Um recepcionista ensonado entregou as chaves aos hóspedes que em silêncio vão já subindo a escada circular, tudo decorre sem hesitações, como se tudo estivesse previsto, e Gaspar vai correndo os dedos no macio corrimão enquanto sobe ao primeiro andar, nunca a palavra se ajustou assim fisicamente ao gesto, como esta mão aflorando a madeira, se a causa não for o peso da minúscula mala, sê-lo-á o cansaço da noite, que é já longa. Cada um fechou a porta atrás de si, e terá sido o peso das pálpebras a impedir-nos de atentar no jovem par que já desapareceu, se afinal é um casal a sério, se dormirão juntos os dois, esta era a oportunidade de o saber, que assim desperdiçámos.

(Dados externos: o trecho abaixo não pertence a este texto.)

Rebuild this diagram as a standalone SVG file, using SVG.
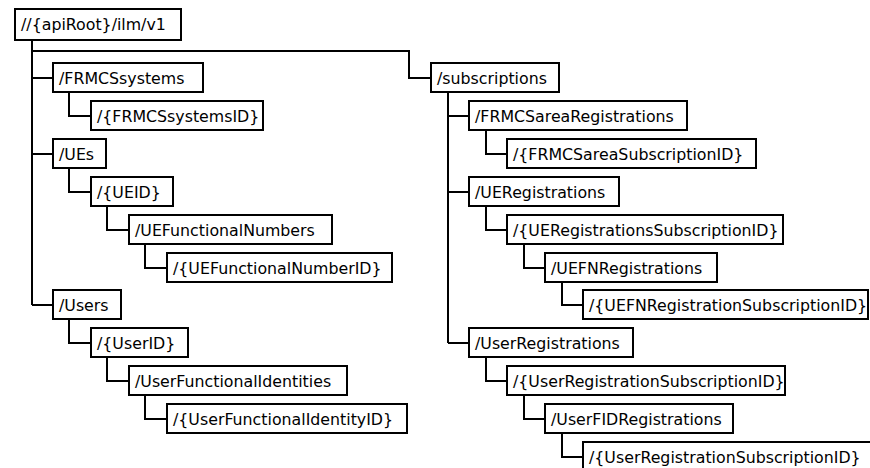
<svg xmlns="http://www.w3.org/2000/svg" width="870" height="468" viewBox="0 0 870 468">
<style>
.box rect{fill:#fff;stroke:#000;stroke-width:2}
.box text{font-family:"DejaVu Sans",sans-serif;font-size:15.8px;fill:#000}
#connectors path{fill:none;stroke:#000;stroke-width:2}
</style>
<rect width="870" height="468" fill="#fff"/>
<g id="connectors">
<path d="M32 40V305M32 78H53M32 154H53M32 305H53"/>
<path d="M32 51H409V78H431"/>
<path d="M69 92V116H91"/>
<path d="M69 168V192H91"/>
<path d="M107 206V230H129"/>
<path d="M145 244V268H167"/>
<path d="M69 319V343H91"/>
<path d="M107 357V381H129"/>
<path d="M145 395V419H167"/>
<path d="M448 92V343M448 116H469M448 192H469M448 343H469"/>
<path d="M486 130V154H507"/>
<path d="M486 206V230H507"/>
<path d="M524 244V268H545"/>
<path d="M562 282V305H583"/>
<path d="M486 357V381H507"/>
<path d="M524 395V419H545"/>
<path d="M562 433V457H583"/>
</g>
<g id="n-root" class="box"><rect x="15" y="9" width="166" height="31"/><text x="21" y="30">//{apiRoot}/ilm/v1</text></g>
<g id="n-frmcssystems" class="box"><rect x="53" y="63" width="150" height="29"/><text x="59" y="84">/FRMCSsystems</text></g>
<g id="n-frmcssystemsid" class="box"><rect x="91" y="101" width="172" height="29"/><text x="97" y="122">/{FRMCSsystemsID}</text></g>
<g id="n-ues" class="box"><rect x="53" y="139" width="53" height="29"/><text x="59" y="160">/UEs</text></g>
<g id="n-ueid" class="box"><rect x="91" y="177" width="82" height="29"/><text x="97" y="198">/{UEID}</text></g>
<g id="n-uefn" class="box"><rect x="129" y="215" width="203" height="29"/><text x="135" y="236">/UEFunctionalNumbers</text></g>
<g id="n-uefnid" class="box"><rect x="167" y="253" width="225" height="29"/><text x="173" y="274">/{UEFunctionalNumberID}</text></g>
<g id="n-users" class="box"><rect x="53" y="290" width="68" height="29"/><text x="59" y="311">/Users</text></g>
<g id="n-userid" class="box"><rect x="91" y="328" width="97" height="29"/><text x="97" y="349">/{UserID}</text></g>
<g id="n-ufi" class="box"><rect x="129" y="366" width="218" height="29"/><text x="135" y="387">/UserFunctionalIdentities</text></g>
<g id="n-ufiid" class="box"><rect x="167" y="404" width="240" height="29"/><text x="173" y="425">/{UserFunctionalIdentityID}</text></g>
<g id="n-subs" class="box"><rect x="431" y="63" width="128" height="29"/><text x="437" y="84">/subscriptions</text></g>
<g id="n-frmcsareareg" class="box"><rect x="469" y="101" width="218" height="29"/><text x="475" y="122">/FRMCSareaRegistrations</text></g>
<g id="n-frmcsareasubid" class="box"><rect x="507" y="139" width="249" height="29"/><text x="513" y="160">/{FRMCSareaSubscriptionID}</text></g>
<g id="n-uereg" class="box"><rect x="469" y="177" width="150" height="29"/><text x="475" y="198">/UERegistrations</text></g>
<g id="n-ueregsubid" class="box"><rect x="507" y="215" width="276" height="29"/><text x="513" y="236">/{UERegistrationsSubscriptionID}</text></g>
<g id="n-uefnreg" class="box"><rect x="545" y="253" width="172" height="29"/><text x="551" y="274">/UEFNRegistrations</text></g>
<g id="n-uefnregsubid" class="box"><rect x="583" y="290" width="285" height="29"/><text x="589" y="311">/{UEFNRegistrationSubscriptionID}</text></g>
<g id="n-userreg" class="box"><rect x="469" y="328" width="164" height="29"/><text x="475" y="349">/UserRegistrations</text></g>
<g id="n-userregsubid" class="box"><rect x="507" y="366" width="278" height="29"/><text x="513" y="387">/{UserRegistrationSubscriptionID}</text></g>
<g id="n-userfidreg" class="box"><rect x="545" y="404" width="188" height="29"/><text x="551" y="425">/UserFIDRegistrations</text></g>
<g id="n-userfidregsubid" class="box"><rect x="583" y="442" width="292" height="29"/><text x="589" y="463">/{UserRegistrationSubscriptionID}</text></g>
</svg>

Gaspar relanceou a vista ao ambiente, como que faz um reconhecimento, notou o vasto espelho sobre o toucador a devolver-lhe uma sugestão nua de frio, ninguém estranhará as prevenções dos olhos que assim buscam na paisagem adversa as cores preferidas, e o olfacto os aromas, afinal é este o refúgio em que vamos baixar a guarda e nos renderemos ao descanso. Não são estes por demais singulares, nem aromas nem cores, o cansaço fez o resto, ao enrolar-se nos lençóis parecia que Gaspar se enrolava no sono. E ainda bem, porque Gaspar não deseja pensar. Viu partir do cais esta nau em que tomou lugar, vem assitindo do convés ao soltar lento das amarras, abre-se-lhe em frente um grande mar que desconhece, e não pode adivinhar os caprichos da rota que o espera. Foi-lhe dito que a ausência será longa e imprevisível o evoluir das coisas, bem poderá contar com dez anos lá fora, melhor será refazer a vida de raiz nalgum porto de abrigo, o mundo é grande.